Das Hauptargument die EU zu verlassen, sei nicht ein ökonomisches, betonte er. Es gehe statt dessen um Politik und „ein politisches Projekt, das außer Kontrolle geraten“ sei. So würden die Verhandlungen über ein Freihandels-Abkommen mit den USA unnötig verzögert, weil Griechenland Sonderregeln für seine Feta-Käse fordere. „Feta-Käse sollte jedoch nicht ein britisches Handelsabkommen blockieren.“

Das Werben um die Stimmen der Briten gewinnt damit deutlich an Fahrt. Am 23. Juni wird Großbritannien in einem Referendum über seine Mitgliedschaft in der EU abstimmen – ein Votum für Leave könnte dabei schwerwiegende Folgen für Europa und Großbritannien selbst haben. Doch die Befürworter und Gegner eines Austritts Großbritanniens aus der Europäischen Union liefern sich weiterhin ein Kopf-an-Kopf-Rennen.
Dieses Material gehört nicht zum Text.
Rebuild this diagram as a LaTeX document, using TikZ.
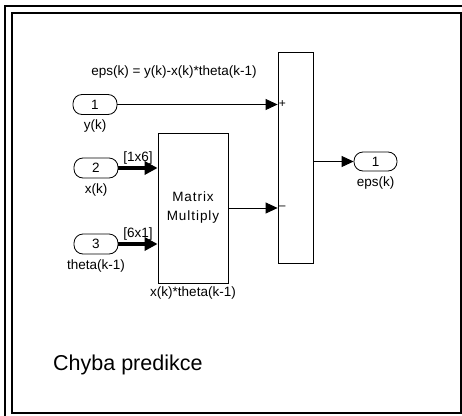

Für den Verbleib des Landes in der EU würden derzeit 42 Prozent der Wähler stimmen, zitierte die „Times“ am Montag aus einer Umfrage des Instituts YouGov für den Fernsehsender ITV. 40 Prozent würden sich demnach für den sogenannten Brexit entscheiden. Die britische BBC nannte das Votums Camerons „wichtigsten Kampf“. Sollte der Premier ihn verlieren, dürften allerdings nicht nur seine Tage als Regierungschef gezählt sein – sondern auch die EU vor einem politischen Erdbeben stehen.